企業経営とは関わる全ての人が幸せになるための仕組み
福田亮さん(以下、福田): 最初に、各社で強い組織を創る上で大事にしていることを教えていただけますか。
新居佳英さん(以下、アトラエ新居): アトラエは、日本のエンゲージメント研究の第一人者といわれる慶応大学の島津先生監修のもと開発したエンゲージメントサーベイ「wevox(ウィボックス)」など、インターネットサービスを提供。「世界中の人々を魅了する会社を創る」というビジョンを掲げて、運営する小さな会社です。2018年に東証一部上場。2019年の「働きがいのある会社」ランキングの小規模部門で1位。アジアランキングで5位を受賞しました。
VUCAのなかで競争優位を得るには、これまでの業務効率化やミス無くこなすことから、クリエイティビティやアイデアを発揮して、ミスを許容し挑戦と変化を繰り返すやり方へと変化が求められています。それに伴って、組織のあり方も従来のトップダウンによるヒエラルキー組織から、目的や志に共感する人たちが自主的に集まって自律的に貢献していくホラクラシー組織やティール組織へと変化していくと思います。こうした自律分散型の組織は、生産性の高さや意思決定の早さ、正しい判断のしやすさで優れていることが学術的にも言われ始めています。
しかし 強い組織を創るために圧倒的に大事なのは、テクニックや方法論、組織形態ではなく、そもそも社員の働く意欲が高い、つまりエンゲージメントが高い会社やチームを創ること で、これが本質の軸です。アトラエでのエンゲージメントの定義は「組織や仕事に対して自発的な貢献意欲を持って主体的に取り組めている状態」のことです。未来に向けエネルギッシュに走れている今の状態を表しています。
Gallup社の調査データによると、収益性や生産性などのポジティブな要素はエンゲージメントと共に上昇し、品質の欠陥や転職率などのネガティブな要素はエンゲージメントが向上すれば低下する傾向があるそうです。これは、エンゲージメントは会社にとって極めて良い影響を与えることの証明でもあります。
会社は本来、関わる全ての人々が幸せになるために考え出された仕組みであり、それがあるべき姿だと思います。これをやるのが経営と考え、エンゲージメント向上に取り組んでいます。
塩田元規さん(以下、アカツキ塩田): アカツキは、モバイルゲームをはじめアメリカでの映画製作など、幅広くエンターテイメント事業を手掛けています。創業から現在9年目で、2018年の売上は約281億円で利益は約136億円、メンバーはグループで約1200人です。今はグリーン組織からティール組織へと移行しているところだと思っています。

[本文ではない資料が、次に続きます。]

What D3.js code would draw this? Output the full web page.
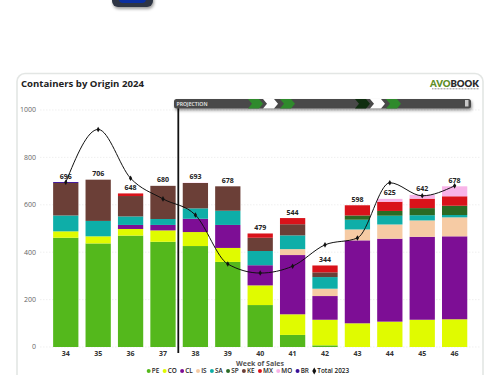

売上的には成功した会社と言われていますが、数字へのこだわりは強くありません。 2018年に、ビジョンを「ハートドリブンな世界へ」という内容にアップデートしました。「ドリブン」は自分の内側から出てくる持続的な原動力であり、これを経営側も信じていて、インセンティブの対象にもしています。
だから組織の特徴をひと言でいうと「感情をちゃんと扱い、それを分かち合う」です。例えば、「この仕事をしたくないな」と思ったら、正直に言っていい。でも、実際に言ったら誰かが困ることになって「その仕事やりたくないんだ、でもやらないと私も困っちゃう」という、面倒くさい会話が生まれます。 一般的な組織なら、こうした自分の内側にある本当の気持ちをひた隠しますが、あえてさらけ出して両者で分かち合う。 それから話し合うと、課題に対する最適な解がちゃんと出るんです。
その基礎として欠かせないのが、組織での「心理的安全性」です。実際にこれを高めるための取り組みを続けてきたことで組織がものすごく強くなり、結果、会社としても成長しているのだと思います。